Инфантильные герои советских сюжетов, нуждаясь в точке опоры, стремятся обрести ее в каких-то внешних скрепах, присоединиться к (представляющемуся внешнему наблюдателю уверенным, даже монолитным) большинству, человеческому множеству, — как Раевский (Киршон. «Хлеб»), Трощина (Афиногенов. «Чудак»), Цыца (Афиногенов. «Ложь»).

{377} Не то в вызывающе «несоветской» драматургической поэтике Булгакова.

В завязке любой его пьесы герой либо возвращен к истокам судьбы (то есть итог его судьбы неизвестен и окружающим, и ему самому, как Пушкину в «Александре Пушкине», Мольеру в «Кабале святош», Сталину в «Батуме»), либо демонстративно лишен определенности общественного статуса, «вытряхнут» из устойчивой социальной ячейки. Действие пьесы будто предусматривает вариативность его жизненного пути.

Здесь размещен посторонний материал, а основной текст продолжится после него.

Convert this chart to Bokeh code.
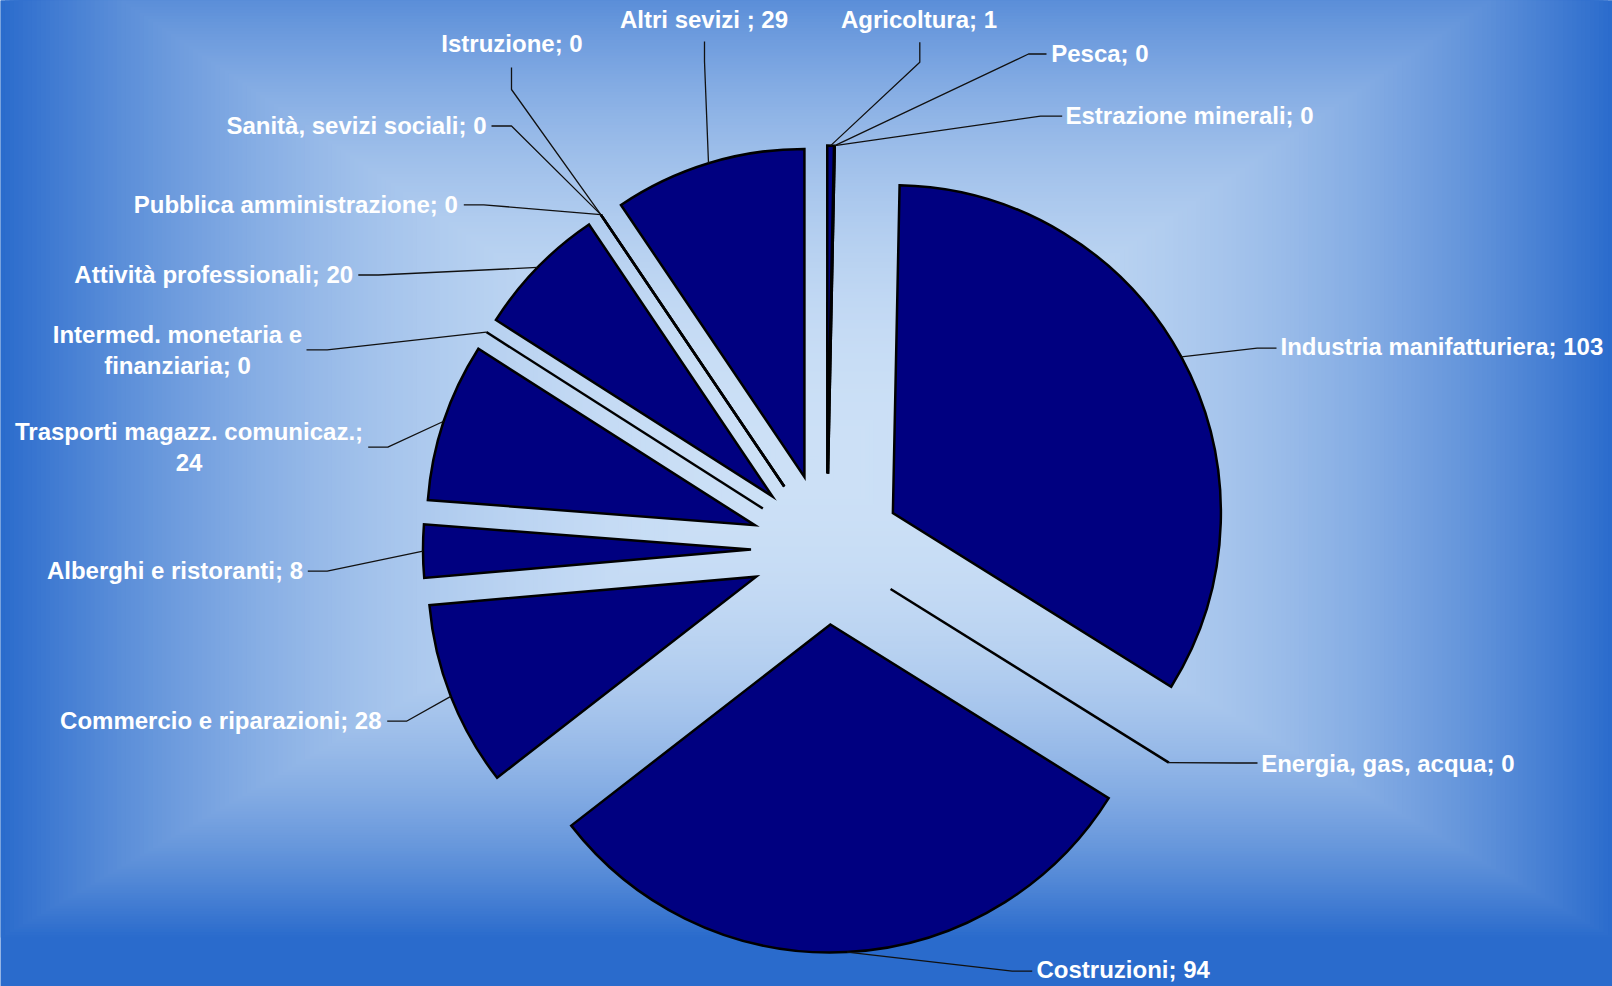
import numpy as np
from bokeh.plotting import figure
from bokeh.core.properties import value
from bokeh.embed import file_html
from bokeh.resources import INLINE

# ---------------- data ----------------
categories = ["Agricoltura", "Pesca", "Estrazione minerali", "Industria manifatturiera",
              "Energia, gas, acqua", "Costruzioni", "Commercio e riparazioni",
              "Alberghi e ristoranti", "Trasporti magazz. comunicaz.",
              "Intermed. monetaria e finanziaria", "Attività professionali",
              "Pubblica amministrazione", "Sanità, sevizi sociali", "Istruzione", "Altri sevizi "]
values_ = [1, 0, 0, 103, 0, 94, 28, 8, 24, 0, 20, 0, 0, 0, 29]
# where a label is wrapped onto two lines (text before the break)
wrap_after = {"Trasporti magazz. comunicaz.": "Trasporti magazz. comunicaz.;",
              "Intermed. monetaria e finanziaria": "Intermed. monetaria e"}

# ---------------- layout (reference pixel coords) ----------------
W, H, OFF = 1612, 986, 0
def X(px): return np.asarray(px, dtype=float) - OFF
def Y(py): return (H + OFF) - np.asarray(py, dtype=float)

PCX, PCY = 826.0, 548.6      # pie centre
RAD = 328.0                  # radius
EXPL = 75.5                  # explode distance

# label anchor (x, y of cap middle), alignment, leader elbow, stub end
label_layout = [
    ((918.5, 19.0), "center", (919.3, 61.7), (919.3, 41.7)),
    ((1050.7, 53.5), "left", (1028.0, 53.5), (1046.0, 53.5)),
    ((1065.0, 115.3), "left", (1040.0, 115.7), (1061.7, 115.7)),
    ((1280.0, 346.5), "left", (1256.7, 347.7), (1276.0, 347.7)),
    ((1260.7, 763.0), "left", (1237.0, 762.5), (1257.0, 762.5)),
    ((1036.0, 969.5), "left", (1011.7, 970.7), (1031.7, 970.7)),
    ((381.0, 720.5), "right", (406.0, 720.7), (386.7, 720.7)),
    ((302.5, 570.0), "right", (326.7, 570.7), (307.3, 570.7)),
    ((188.5, 446.5), "center", (387.3, 446.7), (367.7, 446.7)),
    ((177.0, 349.5), "center", (326.7, 349.3), (306.0, 349.3)),
    ((352.6, 274.5), "right", (378.0, 274.5), (357.8, 274.5)),
    ((457.3, 204.0), "right", (483.3, 204.3), (463.3, 204.3)),
    ((486.0, 125.5), "right", (511.0, 125.5), (491.0, 125.5)),
    ((511.5, 43.0), "center", (511.0, 89.0), (511.0, 67.0)),
    ((703.5, 19.0), "center", (704.0, 61.0), (704.0, 41.0)),
]
LINE_GAP = 31.0
FS = 24

# ---------------- figure ----------------
C0 = np.array([204, 224, 246], dtype=float)   # centre colour
C1 = np.array([42, 107, 204], dtype=float)    # edge colour
edge_hex = "#%02x%02x%02x" % tuple(int(v) for v in C1)

p = figure(width=W, height=H, x_range=(0, W), y_range=(0, H), output_backend="svg",
           toolbar_location=None, min_border=0, x_axis_location=None, y_axis_location=None)
p.grid.visible = False
p.outline_line_color = None
p.background_fill_color = edge_hex
p.border_fill_color = edge_hex

# rectangular gradient background (nested rectangles)
GX, GY, HW, HT, HB = 806.0, 465.0, 806.0, 547.0, 472.0
N = 180
ts = np.linspace(1.0, 0.0, N, endpoint=False)
tm = ts - 0.5 / N
cols = []
for t in tm:
    c = C0 + (C1 - C0) * (max(t, 0) ** 2.2)
    cols.append("#%02x%02x%02x" % tuple(int(round(v)) for v in c))
p.quad(left=X(GX - ts * HW), right=X(GX + ts * HW), top=Y(GY - ts * HT), bottom=Y(GY + ts * HB),
       fill_color=cols, line_color=None)

# ---------------- pie ----------------
vals = np.array(values_, dtype=float)
total = vals.sum()
cum = np.concatenate([[0], np.cumsum(vals)])
th0 = 360.0 * cum[:-1] / total
th1 = 360.0 * cum[1:] / total
thm = (th0 + th1) / 2

cx, cy = float(X(PCX)), float(Y(PCY))
def dirv(theta):
    r = np.radians(theta)
    return np.sin(r), np.cos(r)

nz = vals > 0
dx, dy = dirv(thm)
wx = cx + EXPL * dx
wy = cy + EXPL * dy
p.wedge(x=wx[nz], y=wy[nz], radius=RAD,
        start_angle=np.radians(90 - th1[nz]), end_angle=np.radians(90 - th0[nz]),
        direction="anticlock", fill_color="#000080", line_color="black", line_width=2.5,
        line_join="miter")

z = ~nz
zx, zy = dirv(th0[z])
p.segment(x0=cx + EXPL * zx, y0=cy + EXPL * zy, x1=cx + (EXPL + RAD) * zx, y1=cy + (EXPL + RAD) * zy,
          line_color="black", line_width=2.5)

# ---------------- leaders & labels ----------------
sx = cx + (EXPL + RAD) * dx
sy = cy + (EXPL + RAD) * dy
xs, ys = [], []
for i, (anc, al, elb, stub) in enumerate(label_layout):
    xs.append([sx[i], float(X(elb[0])), float(X(stub[0]))])
    ys.append([sy[i], float(Y(elb[1])), float(Y(stub[1]))])
p.multi_line(xs, ys, line_color="#111111", line_width=1.3)

txt_x, txt_y, txt, txt_al = [], [], [], []
base_shift = 0.358 * FS - 9.0
for i, (anc, al, elb, stub) in enumerate(label_layout):
    full = f"{categories[i]}; {values_[i]}"
    if categories[i] in wrap_after:
        first = wrap_after[categories[i]]
        lines = [first, full[len(first):].strip()]
    else:
        lines = [full]
    n = len(lines)
    for k, ln in enumerate(lines):
        mid = anc[1] + (k - (n - 1) / 2) * LINE_GAP
        txt_x.append(float(X(anc[0])))
        txt_y.append(float(Y(mid + base_shift)))
        txt.append(ln)
        txt_al.append(al)

for al in ("left", "right", "center"):
    idx = [j for j, a in enumerate(txt_al) if a == al]
    p.text(x=[txt_x[j] for j in idx], y=[txt_y[j] for j in idx], text=[txt[j] for j in idx],
           text_align=al, text_baseline="alphabetic", text_color="white",
           text_font=value("Liberation Sans"), text_font_style="bold", text_font_size=f"{FS}px")

open("out.html", "w").write(file_html(p, INLINE))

Так, в «Беге» всех и вся перемешивает Гражданская война. Сергей Павлович Голубков, бывший университетский приват-доцент, становится бродячим шарманщиком, странствующим Пьеро; Люська, дочь губернатора, — бесшабашной боевой подругой отважного генерала Чарноты; изнеженная петербурженка Серафима Корзухина, жена высокопоставленного чиновника, превращается в беспомощную нищенку в чужом городе; крупный военачальник Хлудов, в недавнем прошлом распоряжавшийся жизнью и смертью сотен людей, теперь — одинокий безумец…

Но несмотря на постигшие их несчастья, центральные герои не изменяют своим прежним принципам, а, напротив, впервые осознают их незыблемость и готовы платить за них высокую цену. Это означает, что к финалу герои укрупняются, их человеческий масштаб вырастает.

Серафима Владимировна, некогда бездумно сделавшая «удачную партию», выйдя замуж за товарища министра, теперь готова отправиться на панель: она отказывается сохранять свою «серафическую» чистоту, живя за счет похождений бесшабашной Люськи.